После восьми-девяти лет жизни в Веймаре Гёте стал замечать, что уже неплохо справляется с повседневными задачами, но теперь у него есть основания опасаться, что иссякнут его поэтические силы. Он искал ответа на вопрос: есть ли у него как у писателя будущее или только прошлое? Может ли он довести хоть что-нибудь до конца, или же теперь ему не остается ничего иного, как собирать воедино фрагменты неоконченных произведений? Его бегство в Италию имело своей целью не только посещение этой колыбели искусств: он хочет убедиться, что он сам еще может называть себя художником и поэтом. Счастливым возвращается Гёте в Германию: он принадлежит искусству, правда, как поэт, а не как художник, против чего он бы тоже не стал возражать. Но, будучи поэтом, он не хочет увенчать себя терновым венцом, не хочет быть жертвой. Он не Тассо, которого приводит в отчаяние мирская жизнь, он выше этого противостояния между человеком искусства и человеком мира. Он осознает существующие противоречия, но не разрывается между ними. Гёте возвращается из Италии независимым и уверенным в себе человеком.
Чем бы он ни занимался – государственной службой, наукой или искусством, он старался делать все, на что был способен, и сочетать разные виды деятельности таким образом, чтобы они взаимно поддерживали и стимулировали друг друга. Незадолго до поездки в Италию он потерял это равновесие, так как уже не совсем понимал, где для него находится центр тяжести. В Италии Гё те обрел его вновь, осознав, что главное для него – искусство. По возвращении в Веймар он сохранил эту убежденность, но теперь ему предстояло восстановить и утраченное равновесие. Решающую роль здесь сыграла дружба с Шиллером, который не только настойчиво возвращал его к искусству, но и помог осознать своеобразие своей личности и творчества так, как прежде он об этом даже не задумывался. До сих пор поэзия была для него чем-то вроде увлечения, теперь же, когда шиллеровское возвышенное понимание искусства подстегнуло и его честолюбие, он занялся поэзией с профессиональной серьезностью и некоторой отстраненностью. В центре внимания оказалась техническая, формальная сторона творчества. Оба друга достигли такого уровня самосознания, что в конечном итоге почувствовали себя учителями в пространстве немецкой литературы. Шиллер привнес в этот союз идею уверенного владения материала, Гёте – идею естественной чистоты.

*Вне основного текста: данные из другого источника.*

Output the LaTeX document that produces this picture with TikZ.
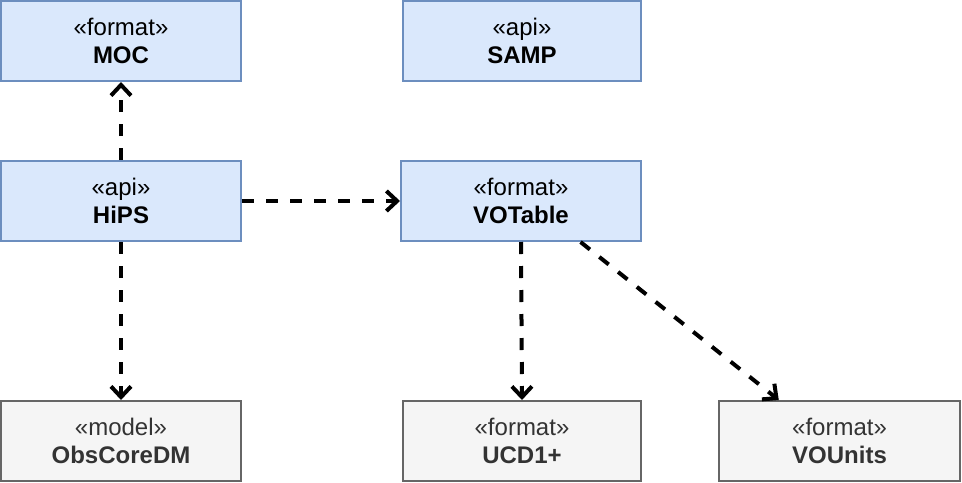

Историческим фоном этого самоутверждения воли к творчеству стала французская революция. Ко г д а все приходит в движение, искусство должно служить ориентиром и опорой в жизни. Шиллер делал ставку на культивированную свободу, Гёте – на очищенную и возвышенную естественность. Оба они возлагали на искусство большие надежды, с той лишь разницей, что Шиллер при этом думал о человечестве в целом, а Гёте – об узком круге любителей прекрасного. В том, что касается общественного влияния искусства, его ожидания были гораздо скромнее. «Нежная эмпирия» искусства, по его мнению, не могла противостоять естественному ходу вещей.